KUALA LUMPUR: Malaysia’s headline inflation is expected to taper off for the remaining two months of the year, analysts said.

The country’s Consumer Price Index (CPI) rose at a marginally faster pace of 0.6 per cent year-on-year in October (September: 0.3 per cent), in line with the consensus estimate.

Kenanga Investment Bank Bhd expects inflation to remain below one per cent in the remaining months of 2018, as the upward pressure arising from weak ringgit and seasonal monsoon period would be partially offset by fuel subsidies, particularly the continued fixation of RON95 price at RM2.20, and high base effect from the previous year.

Kenanga IB said the October figure came below house estimate of 0.9 per cent.
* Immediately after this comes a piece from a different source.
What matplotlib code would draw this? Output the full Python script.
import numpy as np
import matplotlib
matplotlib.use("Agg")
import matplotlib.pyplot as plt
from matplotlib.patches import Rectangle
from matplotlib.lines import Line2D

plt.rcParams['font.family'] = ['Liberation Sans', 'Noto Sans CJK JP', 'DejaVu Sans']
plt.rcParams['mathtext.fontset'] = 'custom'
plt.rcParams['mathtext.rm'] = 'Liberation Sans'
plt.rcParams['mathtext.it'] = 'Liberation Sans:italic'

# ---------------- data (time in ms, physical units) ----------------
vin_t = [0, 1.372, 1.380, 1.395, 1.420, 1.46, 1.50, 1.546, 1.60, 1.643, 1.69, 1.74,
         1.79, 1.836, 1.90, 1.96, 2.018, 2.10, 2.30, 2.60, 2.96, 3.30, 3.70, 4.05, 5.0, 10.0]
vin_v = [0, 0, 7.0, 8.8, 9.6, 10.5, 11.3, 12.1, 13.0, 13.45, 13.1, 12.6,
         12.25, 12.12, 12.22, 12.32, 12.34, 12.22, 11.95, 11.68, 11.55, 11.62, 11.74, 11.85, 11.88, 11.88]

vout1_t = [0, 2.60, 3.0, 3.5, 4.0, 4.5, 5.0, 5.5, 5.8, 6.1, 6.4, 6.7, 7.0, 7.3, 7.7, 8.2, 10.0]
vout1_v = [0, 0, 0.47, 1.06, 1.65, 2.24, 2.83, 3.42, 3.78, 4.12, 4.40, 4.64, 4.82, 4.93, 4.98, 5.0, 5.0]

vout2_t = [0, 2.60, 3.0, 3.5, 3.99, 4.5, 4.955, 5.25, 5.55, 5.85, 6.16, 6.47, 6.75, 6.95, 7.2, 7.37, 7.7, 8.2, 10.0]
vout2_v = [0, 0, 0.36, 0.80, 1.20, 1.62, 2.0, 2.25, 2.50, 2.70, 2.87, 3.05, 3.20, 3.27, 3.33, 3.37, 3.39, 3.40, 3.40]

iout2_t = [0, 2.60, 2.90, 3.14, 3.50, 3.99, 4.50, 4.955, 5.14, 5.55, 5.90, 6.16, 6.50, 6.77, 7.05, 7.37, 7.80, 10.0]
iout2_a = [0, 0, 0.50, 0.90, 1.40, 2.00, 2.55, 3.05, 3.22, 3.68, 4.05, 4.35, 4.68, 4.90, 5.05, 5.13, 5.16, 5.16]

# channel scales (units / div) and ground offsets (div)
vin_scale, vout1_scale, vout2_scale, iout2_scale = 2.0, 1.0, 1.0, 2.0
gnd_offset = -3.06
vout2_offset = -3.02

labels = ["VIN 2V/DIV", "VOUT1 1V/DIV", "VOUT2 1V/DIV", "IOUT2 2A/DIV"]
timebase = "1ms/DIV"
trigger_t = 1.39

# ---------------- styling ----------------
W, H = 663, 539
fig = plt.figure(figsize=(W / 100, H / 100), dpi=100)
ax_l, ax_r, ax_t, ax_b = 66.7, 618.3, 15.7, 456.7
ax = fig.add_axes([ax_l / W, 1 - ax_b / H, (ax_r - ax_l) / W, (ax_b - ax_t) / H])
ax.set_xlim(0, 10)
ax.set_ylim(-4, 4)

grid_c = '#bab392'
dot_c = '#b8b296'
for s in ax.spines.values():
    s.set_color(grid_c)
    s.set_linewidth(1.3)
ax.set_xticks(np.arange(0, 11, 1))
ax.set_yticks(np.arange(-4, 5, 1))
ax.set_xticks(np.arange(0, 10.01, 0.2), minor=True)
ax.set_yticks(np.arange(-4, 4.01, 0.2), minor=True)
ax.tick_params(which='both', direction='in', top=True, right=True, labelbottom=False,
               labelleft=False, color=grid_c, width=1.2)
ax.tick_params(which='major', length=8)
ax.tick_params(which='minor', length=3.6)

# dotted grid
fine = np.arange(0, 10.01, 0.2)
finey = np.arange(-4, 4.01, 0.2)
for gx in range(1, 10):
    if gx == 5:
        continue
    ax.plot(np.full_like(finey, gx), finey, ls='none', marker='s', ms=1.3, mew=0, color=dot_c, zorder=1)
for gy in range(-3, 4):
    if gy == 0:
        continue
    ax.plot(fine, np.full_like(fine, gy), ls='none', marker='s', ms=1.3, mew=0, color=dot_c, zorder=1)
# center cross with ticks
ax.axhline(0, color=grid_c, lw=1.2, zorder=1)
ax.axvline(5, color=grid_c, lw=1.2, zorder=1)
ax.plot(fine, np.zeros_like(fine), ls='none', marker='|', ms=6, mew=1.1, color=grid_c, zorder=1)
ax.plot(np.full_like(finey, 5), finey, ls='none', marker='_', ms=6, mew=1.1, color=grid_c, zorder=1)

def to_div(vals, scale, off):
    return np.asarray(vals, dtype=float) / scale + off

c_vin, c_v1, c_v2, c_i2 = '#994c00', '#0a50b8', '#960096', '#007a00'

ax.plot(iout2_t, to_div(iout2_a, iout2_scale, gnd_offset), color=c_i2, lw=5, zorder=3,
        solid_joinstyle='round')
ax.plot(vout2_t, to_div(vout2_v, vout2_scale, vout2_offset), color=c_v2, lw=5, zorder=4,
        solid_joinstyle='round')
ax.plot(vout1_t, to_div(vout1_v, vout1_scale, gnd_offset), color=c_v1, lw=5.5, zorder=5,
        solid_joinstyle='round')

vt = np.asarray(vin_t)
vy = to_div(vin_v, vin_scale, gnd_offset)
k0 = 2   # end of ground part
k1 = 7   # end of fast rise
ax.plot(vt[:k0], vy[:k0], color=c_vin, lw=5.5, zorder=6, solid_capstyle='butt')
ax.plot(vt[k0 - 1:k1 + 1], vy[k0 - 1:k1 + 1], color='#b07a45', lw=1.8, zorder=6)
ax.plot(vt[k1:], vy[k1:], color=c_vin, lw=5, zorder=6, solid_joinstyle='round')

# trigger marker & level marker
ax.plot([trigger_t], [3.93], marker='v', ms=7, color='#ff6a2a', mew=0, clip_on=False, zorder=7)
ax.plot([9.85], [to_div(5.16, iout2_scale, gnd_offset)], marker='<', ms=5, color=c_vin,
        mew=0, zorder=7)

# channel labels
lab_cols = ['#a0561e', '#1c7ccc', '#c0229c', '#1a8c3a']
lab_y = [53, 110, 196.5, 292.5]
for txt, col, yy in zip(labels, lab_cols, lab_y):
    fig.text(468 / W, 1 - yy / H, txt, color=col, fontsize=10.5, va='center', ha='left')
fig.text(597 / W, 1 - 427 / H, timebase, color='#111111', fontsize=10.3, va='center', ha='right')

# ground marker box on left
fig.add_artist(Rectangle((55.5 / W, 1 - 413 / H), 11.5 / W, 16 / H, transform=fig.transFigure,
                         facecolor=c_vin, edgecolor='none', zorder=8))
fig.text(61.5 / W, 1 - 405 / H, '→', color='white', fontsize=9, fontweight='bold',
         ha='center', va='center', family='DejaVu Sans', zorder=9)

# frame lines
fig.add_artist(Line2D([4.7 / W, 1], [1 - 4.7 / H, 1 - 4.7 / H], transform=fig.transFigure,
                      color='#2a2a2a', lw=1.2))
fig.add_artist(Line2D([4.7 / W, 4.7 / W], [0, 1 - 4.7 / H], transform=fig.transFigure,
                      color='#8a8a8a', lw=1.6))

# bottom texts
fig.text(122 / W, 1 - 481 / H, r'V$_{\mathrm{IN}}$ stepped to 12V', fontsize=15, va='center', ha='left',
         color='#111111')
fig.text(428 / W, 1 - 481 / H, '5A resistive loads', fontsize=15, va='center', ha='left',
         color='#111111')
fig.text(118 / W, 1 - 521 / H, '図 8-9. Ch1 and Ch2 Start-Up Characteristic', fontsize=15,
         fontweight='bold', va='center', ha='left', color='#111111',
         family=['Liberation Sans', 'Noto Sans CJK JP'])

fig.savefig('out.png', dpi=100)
On month-on-month basis, the index grew by 0.2 per cent (September: 0.4 per cent).

Meanwhile, the core inflation expanded to 0.4 per cent year-on-year from September’s 0.3 per cent, it added.

“The inflation growth trend has remained subdued since June, in part due to the tax holiday period following the abolishment of the Goods & Services Tax (GST), the reintroduction of the fuel subsidy and the high base effect.

“The impact emanating from the reimplementation of the Sales & Services Tax (SST) from September remained muted, thus far,” it said in a report today.

Kenanga said the higher CPI was underpinned by the rise in housing, food and non-alcoholic beverages, restaurant, education and transport indices.

“Largest increase in CPI growth, relative to the previous month, was recorded by the food and non-alcoholic beverages, rising as much as 77 basis points to 1.2 per cent year-on-year, its highest since June.

The advent of monsoon season was the main reason disrupting food supply as reflected in the food sub-group index of vegetables and fish and seafood.

On a year-to-date basis, the CPI has moderated to 1.1 per cent compared to 3.9 per cent in the same period a year ago.

“As such, we expect the whole year CPI growth to likely hit the lower end of our forecast range of 1.0-1.5 per cent (2017: 3.7 per cent),” it said.

Kenanga IB said for 2019, floating of domestic fuel prices in 2Q19 and low base effect arising from the tax holiday period in June to August 2018 may exert upward pressure to inflation.

“However, an expected slower global growth and possibly lower crude oil prices would put a cap on inflation upside. Hence, CPI is projected to only increase, albeit slightly, within a range of 1.0-1.5 per cent in 2019,” it said.

Meanwhile, Kenanga IB said given the potentially subdued inflationary trend coupled with the expectation of moderating global trade and growth, it expects Bank Negara Malaysia to hold the overnight policy rate steady at 3.25 per cent.

“Despite that regional central banks, namely Indonesia and the Philippines have raised interest rates and Thailand has leaned towards tightening, we believe Bank Negara will continue its accommodative monetary policy stance and ensure the OPR level remains supportive of growth,” it said.